L'anarchico M. A. Bakunin riteneva che chi non intende l'essenza del brigantaggio non capisce nulla della storia popolare russa non solo in riferimento alle vicende di Razin, Pugacev ed altri, ma anche nella previsione di quanto si verificò poi agli inizi del XX secolo con la domenica di sangue del 9 gennaio 1905 che obbligò lo zar Nicola II ad istituire il Parlamento (la Duma) con la Corte imperiale dominata dal monaco Rasputin (definito il diavolo santo) nello sfacelo dell'autocrazia dei Romanov, con la presa del Palazzo d'Inverno il 7 novembre 1917 (il 25 ottobre, secondo il calendario giuliano) da parte dei Bolscevichi e quando i rivoltosi gridando Slava Bogu -Gloria a Dio!- si gettarono sulle provviste alimentari ivi esistenti.

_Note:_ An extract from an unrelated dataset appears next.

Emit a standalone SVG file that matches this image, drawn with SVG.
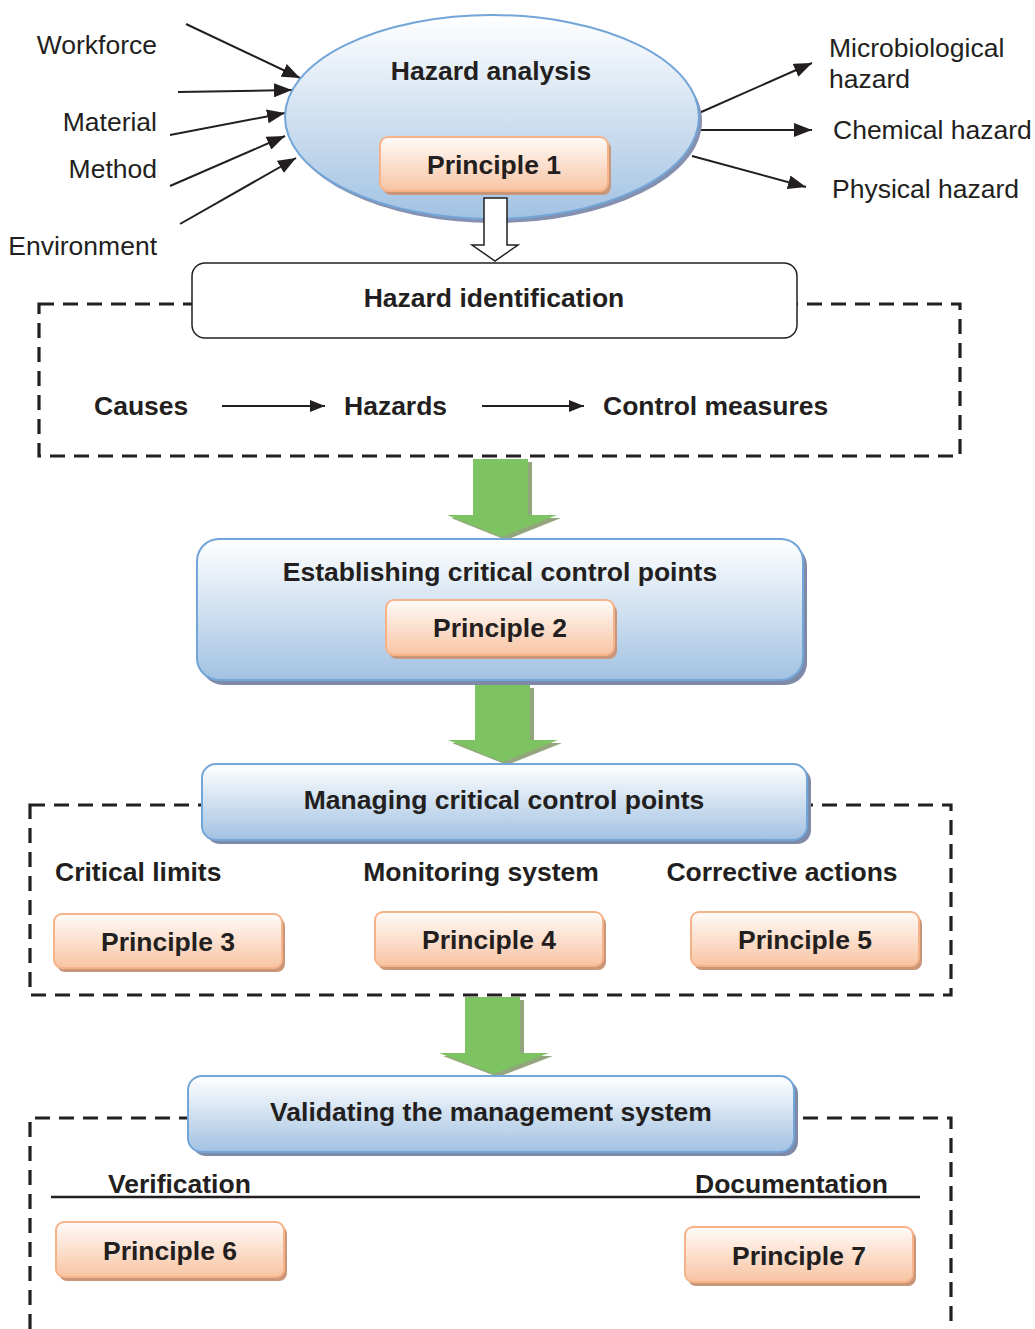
<svg xmlns="http://www.w3.org/2000/svg" width="1035" height="1329" viewBox="0 0 1035 1329">
<style>
text{font-family:"Liberation Sans",Arial,sans-serif;fill:#231f20}
.reg{font-size:26.5px}
.b{font-size:26.5px;font-weight:bold}
.c{text-anchor:middle}
.r{text-anchor:end}
.blue{fill:url(#gBlue);stroke:#72a5d8;stroke-width:2}
.bsh{fill:#7f89a8}
.org{fill:url(#gOrg);stroke:#f6b38a;stroke-width:2}
.osh{fill:#c9967a}
.dash{fill:none;stroke:#231f20;stroke-width:3.2;stroke-dasharray:15 9}
.ln{stroke:#231f20;stroke-width:2;fill:none}
.green{fill:#7ec361}
.gsh{fill:#93a57c}
</style>
<defs>
<linearGradient id="gBlue" x1="0" y1="0" x2="0" y2="1">
<stop offset="0" stop-color="#ffffff"/>
<stop offset="1" stop-color="#a2c2e2"/>
</linearGradient>
<linearGradient id="gOrg" x1="0" y1="0" x2="0" y2="1">
<stop offset="0" stop-color="#fffbf9"/>
<stop offset="1" stop-color="#f8c4a3"/>
</linearGradient>
<marker id="ah" markerUnits="userSpaceOnUse" markerWidth="18" markerHeight="14" refX="18" refY="7" orient="auto">
<path d="M0,0 L18,7 L0,14 z" fill="#231f20"/>
</marker>
<marker id="ahs" markerUnits="userSpaceOnUse" markerWidth="15" markerHeight="12" refX="15" refY="6" orient="auto">
<path d="M0,0 L15,6 L0,12 z" fill="#231f20"/>
</marker>
</defs>

<!-- dashed frames -->
<g id="frames">
<rect class="dash" x="39" y="304" width="921" height="152"/>
<rect class="dash" x="30" y="805" width="921" height="190"/>
<path class="dash" d="M30,1329 V1118 H951 V1329"/>
</g>

<!-- connectors -->
<g id="connectors">
<line class="ln" x1="186" y1="24" x2="300" y2="78" marker-end="url(#ah)"/>
<line class="ln" x1="178" y1="92" x2="292" y2="90" marker-end="url(#ah)"/>
<line class="ln" x1="170" y1="135" x2="285" y2="113" marker-end="url(#ah)"/>
<line class="ln" x1="170" y1="186" x2="285" y2="136" marker-end="url(#ah)"/>
<line class="ln" x1="180" y1="224" x2="296" y2="158" marker-end="url(#ah)"/>
<line class="ln" x1="699" y1="113" x2="812" y2="63" marker-end="url(#ah)"/>
<line class="ln" x1="700" y1="130" x2="812" y2="130" marker-end="url(#ah)"/>
<line class="ln" x1="692" y1="156" x2="806" y2="187" marker-end="url(#ah)"/>
<line class="ln" x1="222" y1="406" x2="325" y2="406" marker-end="url(#ahs)"/>
<line class="ln" x1="482" y1="406" x2="584" y2="406" marker-end="url(#ahs)"/>
<g id="green1">
<polygon class="gsh" points="477,462 532,462 532,518 561,518 506,540 451,518 477,518"/>
<polygon class="green" points="473,459 528,459 528,515 557,515 502,537 447,515 473,515"/>
</g>
<g id="green2">
<polygon class="gsh" points="479,688 534,688 534,743 562,743 507,765 452,743 479,743"/>
<polygon class="green" points="475,685 530,685 530,740 558,740 503,762 448,740 475,740"/>
</g>
<g id="green3">
<polygon class="gsh" points="469,1000 524,1000 524,1056 553,1056 498,1077 443,1056 469,1056"/>
<polygon class="green" points="465,997 520,997 520,1053 549,1053 494,1074 439,1053 465,1053"/>
</g>
<line x1="51" y1="1197" x2="920" y2="1197" stroke="#231f20" stroke-width="2.5"/>
</g>

<!-- input/output labels -->
<g id="inputs">
<text class="reg r" x="157" y="54">Workforce</text>
<text class="reg r" x="157" y="131">Material</text>
<text class="reg r" x="157" y="178">Method</text>
<text class="reg r" x="157" y="255">Environment</text>
</g>
<g id="outputs">
<text class="reg" x="829" y="57">Microbiological</text>
<text class="reg" x="829" y="88">hazard</text>
<text class="reg" x="833" y="139">Chemical hazard</text>
<text class="reg" x="832" y="198">Physical hazard</text>
</g>

<!-- Hazard analysis -->
<g id="hazard-analysis">
<ellipse cx="495" cy="121" rx="207" ry="102" fill="#8590b0"/>
<ellipse class="blue" cx="492" cy="117" rx="207" ry="102"/>
<text class="b c" x="491" y="80">Hazard analysis</text>
</g>
<g id="principle1">
<rect class="osh" x="383" y="141" width="228" height="54" rx="8"/>
<rect class="org" x="380" y="137" width="228" height="54" rx="8"/>
<text class="b c" x="494" y="174">Principle 1</text>
</g>
<g id="hollow-arrow">
<polygon points="484,198 507,198 507,245 518,245 495,261 472,245 484,245" fill="#fff" stroke="#231f20" stroke-width="1.5"/>
</g>

<!-- Hazard identification -->
<g id="hazard-identification">
<rect x="192" y="263" width="605" height="75" rx="13" fill="#fff" stroke="#231f20" stroke-width="1.5"/>
<text class="b c" x="494" y="307">Hazard identification</text>
</g>
<g id="causes"><text class="b" x="94" y="415">Causes</text></g>
<g id="hazards"><text class="b" x="344" y="415">Hazards</text></g>
<g id="control-measures"><text class="b" x="603" y="415">Control measures</text></g>

<!-- Establishing -->
<g id="establishing">
<rect class="bsh" x="201" y="544" width="606" height="141" rx="22"/>
<rect class="blue" x="197" y="539" width="606" height="141" rx="22"/>
<text class="b c" x="500" y="581">Establishing critical control points</text>
</g>
<g id="principle2">
<rect class="osh" x="389" y="604" width="228" height="55" rx="8"/>
<rect class="org" x="386" y="600" width="228" height="55" rx="8"/>
<text class="b c" x="500" y="637">Principle 2</text>
</g>

<!-- Managing -->
<g id="managing">
<rect class="bsh" x="206" y="768" width="605" height="76" rx="14"/>
<rect class="blue" x="202" y="764" width="605" height="76" rx="14"/>
<text class="b c" x="504" y="809">Managing critical control points</text>
</g>
<g id="critical-limits"><text class="b" x="55" y="881">Critical limits</text></g>
<g id="monitoring"><text class="b c" x="481" y="881">Monitoring system</text></g>
<g id="corrective"><text class="b c" x="782" y="881">Corrective actions</text></g>
<g id="principle3">
<rect class="osh" x="57" y="918" width="228" height="54" rx="8"/>
<rect class="org" x="54" y="914" width="228" height="54" rx="8"/>
<text class="b c" x="168" y="951">Principle 3</text>
</g>
<g id="principle4">
<rect class="osh" x="378" y="916" width="228" height="54" rx="8"/>
<rect class="org" x="375" y="912" width="228" height="54" rx="8"/>
<text class="b c" x="489" y="949">Principle 4</text>
</g>
<g id="principle5">
<rect class="osh" x="694" y="916" width="228" height="54" rx="8"/>
<rect class="org" x="691" y="912" width="228" height="54" rx="8"/>
<text class="b c" x="805" y="949">Principle 5</text>
</g>

<!-- Validating -->
<g id="validating">
<rect class="bsh" x="192" y="1080" width="606" height="76" rx="14"/>
<rect class="blue" x="188" y="1076" width="606" height="76" rx="14"/>
<text class="b c" x="491" y="1121">Validating the management system</text>
</g>
<g id="verification"><text class="b" x="108" y="1193">Verification</text></g>
<g id="documentation"><text class="b" x="695" y="1193">Documentation</text></g>
<g id="principle6">
<rect class="osh" x="59" y="1226" width="228" height="55" rx="8"/>
<rect class="org" x="56" y="1222" width="228" height="55" rx="8"/>
<text class="b c" x="170" y="1260">Principle 6</text>
</g>
<g id="principle7">
<rect class="osh" x="688" y="1231" width="228" height="55" rx="8"/>
<rect class="org" x="685" y="1227" width="228" height="55" rx="8"/>
<text class="b c" x="799" y="1265">Principle 7</text>
</g>
</svg>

Da quel tempo il dramma dei Cosacchi s'inasprì sempre più e raggiunse i prodromi del successivo olocausto a Mosca e nella Siberia quando, alla fine del 2° conflitto mondiale, l'intera Armata Russa di Liberazione (ROA) del gen. Vlassov venne consegnata dagli statunitensi e dai britannici -dopo la resa- alla polizia politica di Stalin (la NKVD) che il gennaio 1947 impiccò anche gli atamani Krassnoff, Shkurò, Klitsch, Domanov e poi von Pannwitz, mentre tutti gli altri sparirono in quei campi di correzione esistenti nelle tundre oltre l'ultima stazione ferroviaria della Transiberiana ed i suoi 8.000 km di binari, con tragitti fatti patire nelle peggiori condizioni di prigionia.

L'ineluttabilità di quel destino venne intuito nell'inverno 1944-45 da molti cavalleggeri dell'Armata Cosacca di Domanow dislocata in Italia, più precisamente nella Carnia (cioè, in quell'Adriatische Kustenland creato dall'OKW dopo il tradimento di Badoglio) per fronteggiare con circa 20mila uomini la grave minaccia di attacchi dei guerriglieri titini ai trasporti sulla linea ferroviaria Villach-Udine-Padova oppure contro Trieste e l'Istria, dov'erano già operanti le FF.AA. della Repubblica Sociale Italiana.

L'abnegazione dei Cosacchi dislocati in quel tempo nel Kosakenland in Nord Italien -da loro definita Cossackia- si confermò immutabile in qualsiasi circostanza allora sofferta (P. Carnier, "L'Armata Cosacca in Italia", 1993) e rinnovò gli eroismi di coloro che aderendo all'Armata Bianca dei generali Alekseev, Kornilov e Denikin (1917-19) perfezionarono con l'ardimento la Controrivoluzione da parte dell'Eurasia russa avverso i Soviet di Lenin e dei rivoltosi dell'Ottobre Rosso.

Sulle corde della bandura ucraina, come con quelle della balalaika russa, il dialogo è melodico quanto indicato da Hamsun e nell'Eurasia ha saputo continuare così ad elevare l'apologia della libertà.